I could discuss the right wing’s general lack of empathy in excruciating detail but I’ll leave that for another day (and pot of coffee).

I’m the last person to suggest empathy doesn’t come with its downsides, especially when one has it at super human levels. I can’t walk into a public place without having to forcefully shut out the cacophony of emotions spilling out from everyone around me. This wasn’t automatic when I was younger. Autistic overstimulation anyone?

Here are just a few, briefly described, ways empathy has negatively impacted my life (especially or specifically when I was younger and less mature in my ability to consciously control it):

  • Difficulty differentiating my own emotions from other peoples.
  • Propensity towards putting other people’s thoughts, feelings, and needs before my own.
  • Heightened need to avoid conflict or, in general, social situations where others are experiencing negative emotions.
  • Regular anxiety about what other people think and feel about me, especially when a) they’re not around and b) they have some level of perceived control over the quality of my life.
  • Being more easily manipulated by people who, whether consciously or subconsciously, target me as an easy mark.

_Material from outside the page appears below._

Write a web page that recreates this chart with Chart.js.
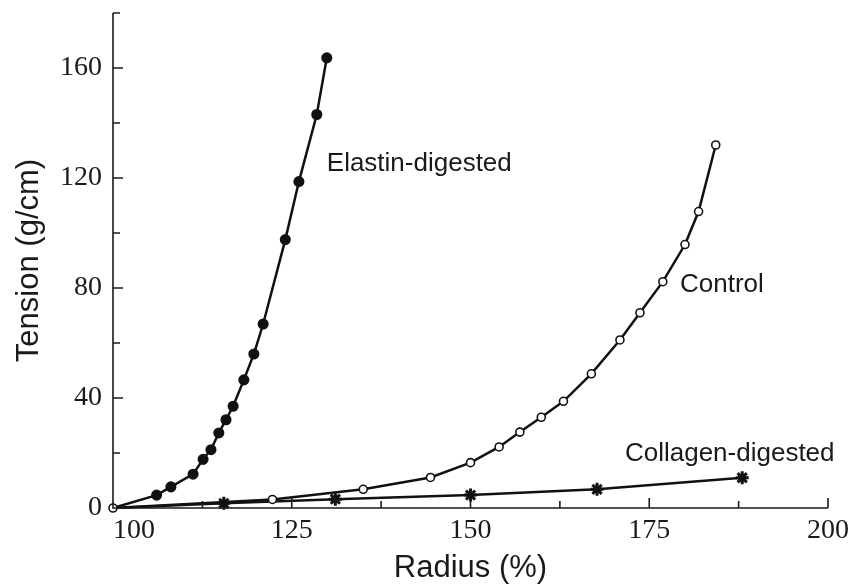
<!DOCTYPE html>
<html>
<head>
<meta charset="utf-8">
<script src="https://cdn.jsdelivr.net/npm/chart.js@4"></script>
<style>
  html, body { margin: 0; padding: 0; background: #fff; }
  canvas { display: block; }
</style>
</head>
<body>
<canvas id="chart" width="853" height="588"></canvas>
<script>
// values: radius (%) vs tension (g/cm)
const elastinRadius = [100, 106.1, 108.1, 111.2, 112.6, 113.7, 114.8, 115.8, 116.8, 118.3, 119.7, 121.0, 124.1, 126.0, 128.5, 129.9];
const elastinTension = [0, 4.7, 7.7, 12.3, 17.7, 21.2, 27.3, 32.1, 37.0, 46.6, 56.0, 66.9, 97.6, 118.7, 143.1, 163.7];

const controlRadius = [100, 122.3, 135.0, 144.4, 150.0, 154.0, 156.9, 159.9, 163.0, 166.9, 170.9, 173.7, 176.9, 180.0, 181.9, 184.3];
const controlTension = [0, 3.1, 6.8, 11.1, 16.5, 22.2, 27.6, 33.0, 38.8, 48.8, 61.1, 71.0, 82.3, 95.8, 107.8, 132.0];

const collagenRadius = [100, 115.5, 131.1, 150.0, 167.7, 188.0];
const collagenTension = [0, 1.7, 3.2, 4.7, 6.8, 11.0];

const xTicks = [100, 125, 150, 175, 200];
const yTicks = [0, 40, 80, 120, 160];

// curve names written next to the curves (anchor in data units)
const notes = [
  { text: 'Elastin-digested', x: 129.9, y: 122.6 },
  { text: 'Control', x: 179.3, y: 78.6 },
  { text: 'Collagen-digested', x: 171.6, y: 17.1 },
];

const toPoints = (xs, ys) => xs.map((x, i) => ({ x: x, y: ys[i] }));

// inward tick marks and axis lines, like the original plot
const axesPlugin = {
  id: 'axes',
  afterDraw(chart) {
    const { ctx } = chart;
    const xs = chart.scales.x, ys = chart.scales.y;
    const x0 = xs.getPixelForValue(100), x1 = xs.getPixelForValue(200);
    const y0 = ys.getPixelForValue(0), y1 = ys.getPixelForValue(180);
    ctx.save();
    ctx.strokeStyle = '#1a1a1a';
    ctx.lineWidth = 1.6;
    ctx.beginPath();
    ctx.moveTo(x0, y1); ctx.lineTo(x0, y0); ctx.lineTo(x1, y0);
    // y ticks every 20, long ones at 40
    for (let v = 20; v <= 180; v += 20) {
      const p = ys.getPixelForValue(v);
      ctx.moveTo(x0, p); ctx.lineTo(x0 + (v % 40 === 0 ? 10 : 7), p);
    }
    // x ticks every 12.5, long ones at 25
    for (let v = 112.5; v <= 200; v += 12.5) {
      const p = xs.getPixelForValue(v);
      ctx.moveTo(p, y0); ctx.lineTo(p, y0 - (v % 25 === 0 ? 10 : 7));
    }
    ctx.stroke();

    ctx.fillStyle = '#1a1a1a';
    ctx.font = '26px "Liberation Sans", Arial, sans-serif';
    ctx.textBaseline = 'alphabetic';
    ctx.textAlign = 'left';
    notes.forEach(n => {
      ctx.fillText(n.text, xs.getPixelForValue(n.x), ys.getPixelForValue(n.y));
    });
    ctx.restore();
  }
};

const skipFirst = r => ctx => ctx.dataIndex === 0 ? 0 : r;

new Chart(document.getElementById('chart'), {
  type: 'scatter',
  data: {
    datasets: [
      {
        label: 'Control',
        data: toPoints(controlRadius, controlTension),
        showLine: true,
        clip: false,
        borderColor: '#111',
        borderWidth: 2.5,
        pointStyle: 'circle',
        pointRadius: 4,
        pointBorderWidth: 1.6,
        pointBackgroundColor: '#fff',
        pointBorderColor: '#111',
        tension: 0,
        order: 0,
      },
      {
        label: 'Elastin-digested',
        data: toPoints(elastinRadius, elastinTension),
        showLine: true,
        clip: false,
        borderColor: '#111',
        borderWidth: 2.5,
        pointStyle: 'circle',
        pointRadius: skipFirst(4.3),
        pointBackgroundColor: '#111',
        pointBorderColor: '#111',
        tension: 0,
        order: 1,
      },
      {
        label: 'Collagen-digested',
        data: toPoints(collagenRadius, collagenTension),
        showLine: true,
        clip: false,
        borderColor: '#111',
        borderWidth: 2.5,
        pointStyle: 'star',
        pointRadius: skipFirst(6.5),
        pointBorderWidth: 3,
        pointBorderColor: '#111',
        tension: 0,
        order: 2,
      },
    ],
  },
  options: {
    responsive: false,
    animation: false,
    devicePixelRatio: 1,
    layout: { padding: { top: 13, right: 25, left: 0, bottom: 0 } },
    plugins: {
      legend: { display: false },
      tooltip: { enabled: false },
    },
    scales: {
      x: {
        type: 'linear',
        min: 100,
        max: 200,
        afterFit: s => { s.height = 80; s.paddingLeft = 0; s.paddingRight = 0; },
        afterBuildTicks: s => { s.ticks = xTicks.map(v => ({ value: v })); },
        grid: { display: false, drawTicks: false },
        border: { display: false },
        ticks: {
          padding: 6,
          color: '#1a1a1a',
          font: { family: '"Liberation Serif", "Times New Roman", serif', size: 28 },
          callback: v => v === 100 ? '\u2007\u2007\u2007100' : String(v),
        },
        title: {
          display: true,
          text: 'Radius (%)',
          color: '#1a1a1a',
          font: { family: '"Liberation Sans", Arial, sans-serif', size: 31 },
          padding: { top: 0, bottom: 1 },
        },
      },
      y: {
        type: 'linear',
        min: 0,
        max: 180,
        afterFit: s => { s.width = 113; s.paddingTop = 0; s.paddingBottom = 0; },
        afterBuildTicks: s => { s.ticks = yTicks.map(v => ({ value: v })); },
        grid: { display: false, drawTicks: false },
        border: { display: false },
        ticks: {
          padding: 11,
          color: '#1a1a1a',
          font: { family: '"Liberation Serif", "Times New Roman", serif', size: 28 },
        },
        title: {
          display: true,
          text: 'Tension (g/cm)',
          color: '#1a1a1a',
          font: { family: '"Liberation Sans", Arial, sans-serif', size: 31 },
          padding: { top: 11, bottom: 0 },
        },
      },
    },
  },
  plugins: [axesPlugin],
});
</script>
</body>
</html>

And that’s just a a few. So yeah, I can see how someone might automatically assume empathy is not just a weakness, but maybe even a “sin”—especially men who for some reason think being an Alpha male willing to destroy anyone that gets in their way. But, as with many a conservative view, this is short sighted, black and white thinking. Empathy also has many positive traits:

  • Social bonding.
  • Ability to stand up for social justice issues, even ones that don’t directly benefit oneself.
  • Ability to positively influence others in a way that also results in positive results in one’s own life.
  • Improved ability to work well with others, both as a leader and a team member.
  • Heightened communication skills.
  • A leaning towards peaceful diplomatic skills.
  • Heightened intimacy.
  • Great sex!

The White House just posted on Facebook that ICE has arrested someone for distributing Fentanyl. They end the post by bragging that they’d made the woman cry. Let’s forget, for a moment, to ask ourselves the very real question: did she really do what they’ve accused her of? That’s a different conversation regarding appropriate use of law enforcement. What’s of interest to me is the need to brag about making someone cry. Honestly, the last time I saw this kind of behavior was in middle school by two bullies that decided to spend a week beating the shit out of me while my school mates ignored it for fear of retribution. It’s a prime example of what happens when someone lacks empathy and it’s not, in my experience, a character trait most people have any respect for. Those without empathy tend to be bullies, narcissist, cheaters, liars, con artists, and abusers. They’re not my kind of people. And they shouldn’t be yours either.